Unless you’re a die-hard Bob Marley fan who needs to check this off your list, I would say skip the Bob Marley Museum. Honestly, I got so annoyed at the ticket counter that I asked for my money back and didn’t enter the museum at all. Just driving into the complex felt like a tourist trap that made me shudder, and then I was rudely informed that I couldn’t bring my SLR into the museum. Fine, no photography. I’ve got no problem with that, and immediately stowed my camera and promised not to take pictures. It’s not like I was going to be allowed to wander solo. Visits are constrained to their hour-long guided tours, likely in part as a precaution against sneaky photography. But the woman got indignant and started lecturing me, insisting that I either leave my gear in the car or with her. Kingston doesn’t exactly have a compelling reputation for safely leaving cameras about. I certainly wasn’t going to risk losing my camera to see some tourist trap. I waited at the picnic tables while my companion checked it out. Surprisingly, he abandoned the tour after just 20 minutes, a much lesser time than we’d waited for the tour to begin in the first place. Not surprisingly, I was reassured that I hadn’t missed anything. Yes, Bob Marley lived at this house briefly and yes, they’ve covered the walls in Bob Marley pictures and paraphernalia. But it was clear that the real goal of the tour was to shunt folks into the gift shop. The actual house tour that my friend had stayed for was brief, and reportedly rather canned and surficial, then there was to be a short video and a prolonged opportunity to visit the souvenir area. No thanks. In my opinion, this tourist trap is not worth the aggravation and price tag.

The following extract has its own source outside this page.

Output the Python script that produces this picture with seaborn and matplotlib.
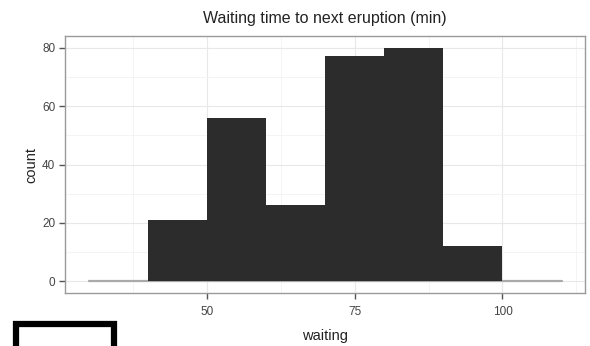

Devon House is a national heritage site famed locally for its ice cream shop. Unfortunately, the ice cream shop, the great house and most of the boutiques built in what appeared to be converted stables were closed during the time I had available. Basically, I missed the main reasons to visit this destination, but I can attest to the fact that the grounds are beautiful and the shops and restaurants are clearly a popular venue.
The current town at Port Royal does not live up to the name’s glorious and exciting history, but it’s a near essential visit for any intrigued with Caribbean history… aka. pirates, and who’s not interested in pirates? Fort Charles, the original 1600’s fort that Port Royal developed around, is the main tourist attraction. The remaining architecture is well-maintained and there are small but enlightening museum galleries packed with artifacts and information. Some of the accounts of the earthquake that literally liquified half the city into the earth’s depths were truly goose-bump inspiring. Port Royal also boasts the University of the West Indies’ Port Royal Marine Laboratory and Biodiversity Centre that has an interactive exhibit room and offers environmental tours of the surrounding area. And then there is Gloria’s Seafood Restaurant. There are actually two locations of this restaurant only a few blocks apart. The service is slow, but the food is worth the wait and the waterfront location is particularly good for observing town life below.